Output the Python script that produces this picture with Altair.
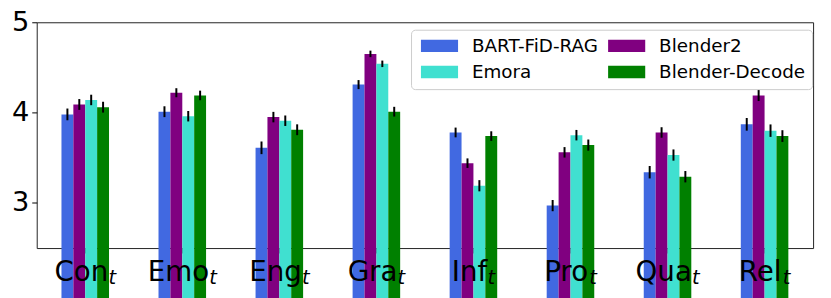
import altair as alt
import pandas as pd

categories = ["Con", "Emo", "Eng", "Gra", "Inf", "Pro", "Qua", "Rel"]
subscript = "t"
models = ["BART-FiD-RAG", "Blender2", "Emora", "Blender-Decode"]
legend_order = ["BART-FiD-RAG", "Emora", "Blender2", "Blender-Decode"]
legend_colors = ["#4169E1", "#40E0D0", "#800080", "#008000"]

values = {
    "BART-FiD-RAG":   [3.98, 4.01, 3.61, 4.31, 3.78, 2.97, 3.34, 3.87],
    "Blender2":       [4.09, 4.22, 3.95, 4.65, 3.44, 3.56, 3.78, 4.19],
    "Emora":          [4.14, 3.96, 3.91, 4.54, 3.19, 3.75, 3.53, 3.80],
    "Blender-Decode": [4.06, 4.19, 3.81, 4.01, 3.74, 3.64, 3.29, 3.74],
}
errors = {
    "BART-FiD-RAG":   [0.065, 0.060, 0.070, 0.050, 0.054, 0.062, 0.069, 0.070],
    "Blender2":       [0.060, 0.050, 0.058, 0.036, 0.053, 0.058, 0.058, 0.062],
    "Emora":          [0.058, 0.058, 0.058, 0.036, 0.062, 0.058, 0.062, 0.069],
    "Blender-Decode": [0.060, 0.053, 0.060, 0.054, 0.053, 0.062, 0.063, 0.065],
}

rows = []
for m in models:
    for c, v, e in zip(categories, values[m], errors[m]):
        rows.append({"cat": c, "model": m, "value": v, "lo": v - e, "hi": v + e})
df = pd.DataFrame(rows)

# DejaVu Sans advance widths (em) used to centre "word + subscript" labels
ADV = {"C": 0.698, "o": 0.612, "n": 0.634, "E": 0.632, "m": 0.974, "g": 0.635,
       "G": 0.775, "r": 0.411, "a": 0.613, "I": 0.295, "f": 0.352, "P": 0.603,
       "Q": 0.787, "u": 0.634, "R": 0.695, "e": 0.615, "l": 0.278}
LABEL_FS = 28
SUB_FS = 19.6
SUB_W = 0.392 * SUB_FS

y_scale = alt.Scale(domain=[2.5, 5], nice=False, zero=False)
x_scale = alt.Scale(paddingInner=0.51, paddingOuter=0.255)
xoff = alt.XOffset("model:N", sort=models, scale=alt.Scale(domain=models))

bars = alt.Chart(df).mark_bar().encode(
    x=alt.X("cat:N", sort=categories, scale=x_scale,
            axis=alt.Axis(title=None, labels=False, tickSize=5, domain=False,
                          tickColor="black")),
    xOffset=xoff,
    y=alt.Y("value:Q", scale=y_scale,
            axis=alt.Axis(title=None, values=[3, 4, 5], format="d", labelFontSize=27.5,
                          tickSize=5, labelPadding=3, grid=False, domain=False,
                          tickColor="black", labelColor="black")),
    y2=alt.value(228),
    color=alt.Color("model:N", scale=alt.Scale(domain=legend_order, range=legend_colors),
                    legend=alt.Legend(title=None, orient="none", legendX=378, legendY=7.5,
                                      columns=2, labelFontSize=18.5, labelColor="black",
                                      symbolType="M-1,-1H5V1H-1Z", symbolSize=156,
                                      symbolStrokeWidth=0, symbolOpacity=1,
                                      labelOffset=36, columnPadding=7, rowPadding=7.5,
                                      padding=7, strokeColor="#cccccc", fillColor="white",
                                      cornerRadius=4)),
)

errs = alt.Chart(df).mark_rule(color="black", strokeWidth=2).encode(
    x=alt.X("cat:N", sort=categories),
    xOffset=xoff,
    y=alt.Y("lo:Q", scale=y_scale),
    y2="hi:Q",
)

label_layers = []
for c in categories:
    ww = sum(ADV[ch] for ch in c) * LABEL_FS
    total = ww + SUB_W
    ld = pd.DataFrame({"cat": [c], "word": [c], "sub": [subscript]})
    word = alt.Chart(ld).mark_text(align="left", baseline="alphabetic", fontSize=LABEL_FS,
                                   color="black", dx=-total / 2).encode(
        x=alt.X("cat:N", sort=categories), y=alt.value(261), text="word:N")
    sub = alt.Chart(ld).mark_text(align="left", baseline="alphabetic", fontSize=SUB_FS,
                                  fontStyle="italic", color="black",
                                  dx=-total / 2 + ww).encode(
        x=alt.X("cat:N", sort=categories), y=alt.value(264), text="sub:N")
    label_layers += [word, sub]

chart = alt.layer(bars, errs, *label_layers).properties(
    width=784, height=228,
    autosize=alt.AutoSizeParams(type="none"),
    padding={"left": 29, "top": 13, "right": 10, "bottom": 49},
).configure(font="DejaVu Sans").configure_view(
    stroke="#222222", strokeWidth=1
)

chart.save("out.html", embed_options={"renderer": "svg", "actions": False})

» TASK DETAILS: Give the material again exactly as it is, but keep the pictures out.

» SOLUTION FOR THIS PROBLEM:
Output the Python script that produces this picture with Altair.
import altair as alt
import pandas as pd

categories = ["Con", "Emo", "Eng", "Gra", "Inf", "Pro", "Qua", "Rel"]
subscript = "t"
models = ["BART-FiD-RAG", "Blender2", "Emora", "Blender-Decode"]
legend_order = ["BART-FiD-RAG", "Emora", "Blender2", "Blender-Decode"]
legend_colors = ["#4169E1", "#40E0D0", "#800080", "#008000"]

values = {
    "BART-FiD-RAG":   [3.98, 4.01, 3.61, 4.31, 3.78, 2.97, 3.34, 3.87],
    "Blender2":       [4.09, 4.22, 3.95, 4.65, 3.44, 3.56, 3.78, 4.19],
    "Emora":          [4.14, 3.96, 3.91, 4.54, 3.19, 3.75, 3.53, 3.80],
    "Blender-Decode": [4.06, 4.19, 3.81, 4.01, 3.74, 3.64, 3.29, 3.74],
}
errors = {
    "BART-FiD-RAG":   [0.065, 0.060, 0.070, 0.050, 0.054, 0.062, 0.069, 0.070],
    "Blender2":       [0.060, 0.050, 0.058, 0.036, 0.053, 0.058, 0.058, 0.062],
    "Emora":          [0.058, 0.058, 0.058, 0.036, 0.062, 0.058, 0.062, 0.069],
    "Blender-Decode": [0.060, 0.053, 0.060, 0.054, 0.053, 0.062, 0.063, 0.065],
}

rows = []
for m in models:
    for c, v, e in zip(categories, values[m], errors[m]):
        rows.append({"cat": c, "model": m, "value": v, "lo": v - e, "hi": v + e})
df = pd.DataFrame(rows)

# DejaVu Sans advance widths (em) used to centre "word + subscript" labels
ADV = {"C": 0.698, "o": 0.612, "n": 0.634, "E": 0.632, "m": 0.974, "g": 0.635,
       "G": 0.775, "r": 0.411, "a": 0.613, "I": 0.295, "f": 0.352, "P": 0.603,
       "Q": 0.787, "u": 0.634, "R": 0.695, "e": 0.615, "l": 0.278}
LABEL_FS = 28
SUB_FS = 19.6
SUB_W = 0.392 * SUB_FS

y_scale = alt.Scale(domain=[2.5, 5], nice=False, zero=False)
x_scale = alt.Scale(paddingInner=0.51, paddingOuter=0.255)
xoff = alt.XOffset("model:N", sort=models, scale=alt.Scale(domain=models))

bars = alt.Chart(df).mark_bar().encode(
    x=alt.X("cat:N", sort=categories, scale=x_scale,
            axis=alt.Axis(title=None, labels=False, tickSize=5, domain=False,
                          tickColor="black")),
    xOffset=xoff,
    y=alt.Y("value:Q", scale=y_scale,
            axis=alt.Axis(title=None, values=[3, 4, 5], format="d", labelFontSize=27.5,
                          tickSize=5, labelPadding=3, grid=False, domain=False,
                          tickColor="black", labelColor="black")),
    y2=alt.value(228),
    color=alt.Color("model:N", scale=alt.Scale(domain=legend_order, range=legend_colors),
                    legend=alt.Legend(title=None, orient="none", legendX=378, legendY=7.5,
                                      columns=2, labelFontSize=18.5, labelColor="black",
                                      symbolType="M-1,-1H5V1H-1Z", symbolSize=156,
                                      symbolStrokeWidth=0, symbolOpacity=1,
                                      labelOffset=36, columnPadding=7, rowPadding=7.5,
                                      padding=7, strokeColor="#cccccc", fillColor="white",
                                      cornerRadius=4)),
)

errs = alt.Chart(df).mark_rule(color="black", strokeWidth=2).encode(
    x=alt.X("cat:N", sort=categories),
    xOffset=xoff,
    y=alt.Y("lo:Q", scale=y_scale),
    y2="hi:Q",
)

label_layers = []
for c in categories:
    ww = sum(ADV[ch] for ch in c) * LABEL_FS
    total = ww + SUB_W
    ld = pd.DataFrame({"cat": [c], "word": [c], "sub": [subscript]})
    word = alt.Chart(ld).mark_text(align="left", baseline="alphabetic", fontSize=LABEL_FS,
                                   color="black", dx=-total / 2).encode(
        x=alt.X("cat:N", sort=categories), y=alt.value(261), text="word:N")
    sub = alt.Chart(ld).mark_text(align="left", baseline="alphabetic", fontSize=SUB_FS,
                                  fontStyle="italic", color="black",
                                  dx=-total / 2 + ww).encode(
        x=alt.X("cat:N", sort=categories), y=alt.value(264), text="sub:N")
    label_layers += [word, sub]

chart = alt.layer(bars, errs, *label_layers).properties(
    width=784, height=228,
    autosize=alt.AutoSizeParams(type="none"),
    padding={"left": 29, "top": 13, "right": 10, "bottom": 49},
).configure(font="DejaVu Sans").configure_view(
    stroke="#222222", strokeWidth=1
)

chart.save("out.html", embed_options={"renderer": "svg", "actions": False})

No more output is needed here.